In several patent documents, for instance EP-A-458,379, novel triazacyclononane-based manganese complexes are disclosed, which display a high catalytic oxidation activity at low temperatures, which is particularly suitable for bleaching purposes. A major improvement of the bleaching activity could be obtained by the fact that these compounds are stable under washing conditions, e.g. high alkalinity and oxidizing environment (as a result of the presence of hydrogen peroxide or peroxy acids).
In addition to the above-mentioned stain removal, dye transfer is a well-known problem in the art and has been addressed in various ways. For instance, an improved dye transfer inhibition has been obtained by using Fe-porphyrin and Fe-phtalocyanine complexes (see EP-A-537,381, EP-A-553,607, EP-A-538,228).
It is well known that the stability of Fe-co-ordination complexes in alkaline aqueous media in the presence of peroxide compounds is very poor; in EP-A-537,381 and EP-A-553,607, methods are disclosed for improvement in this respect.
This poor stability of Fe-co-ordination species has resulted in the necessity of very low concentrations of peroxide and, additionally, the use of polymers (see EP-A-538,228). These measures, however, only reduce the negative effects of the above-indicated poor stability to some extent and do not provide a complete solution for this problem.
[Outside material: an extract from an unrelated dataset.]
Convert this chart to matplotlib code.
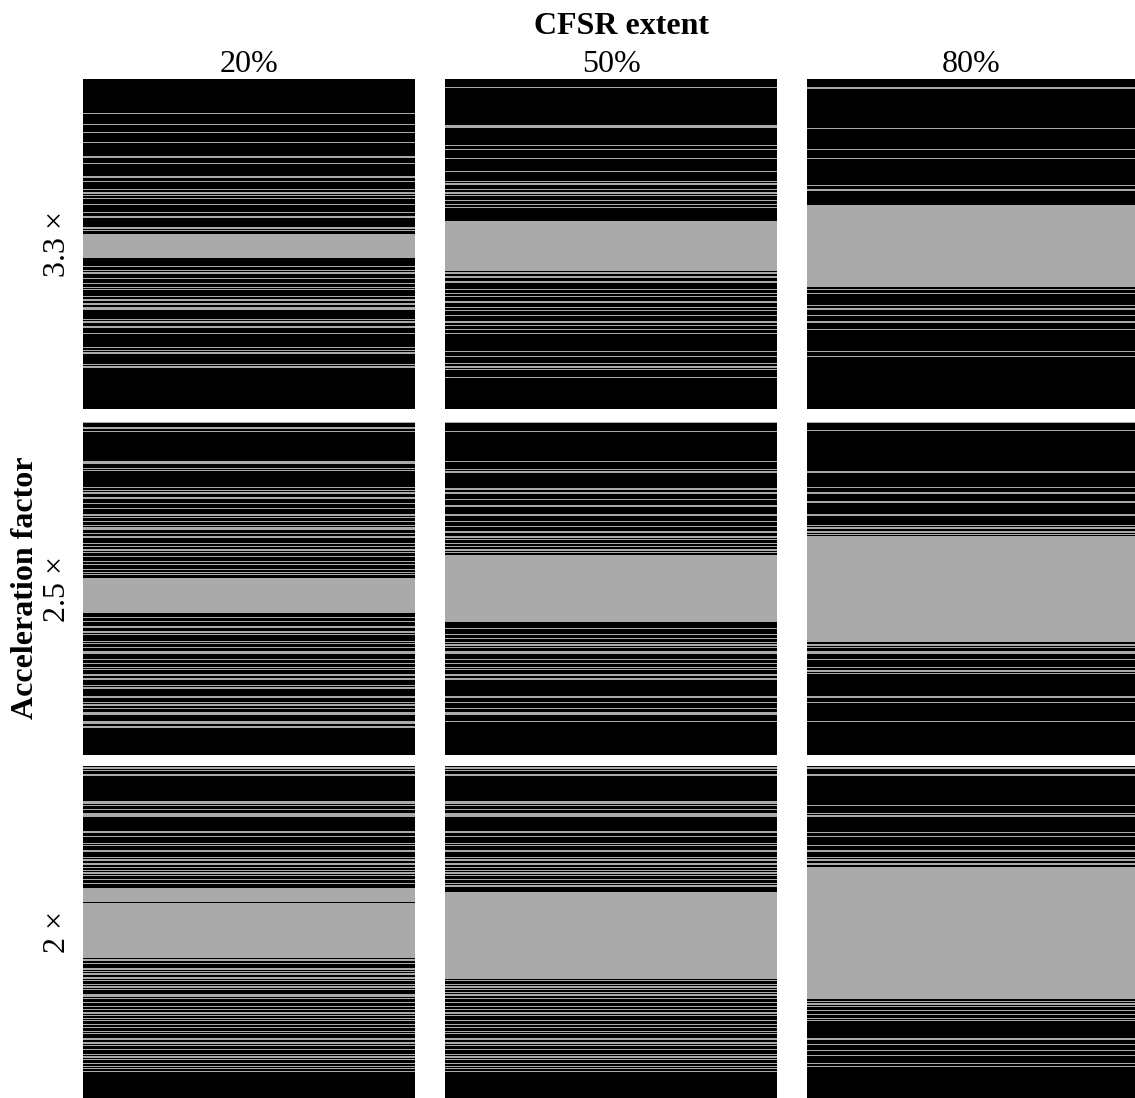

We have now surprisingly found catalytically highly active iron compounds which can activate hydrogen peroxide or peroxy acids,thereby providing both favourable stain removal, remarkable dye transfer inhibition properties, and, alternatively, oxidation of organic substrates such as olefins, alcohols and unactivated hydrocarbons.
In addition, a considerably improved stability of these compounds in alkaline aqueous environment has been obtained, in particular at the peroxy compound concentrations generally present in the wash liquor during the fabric washing cycle.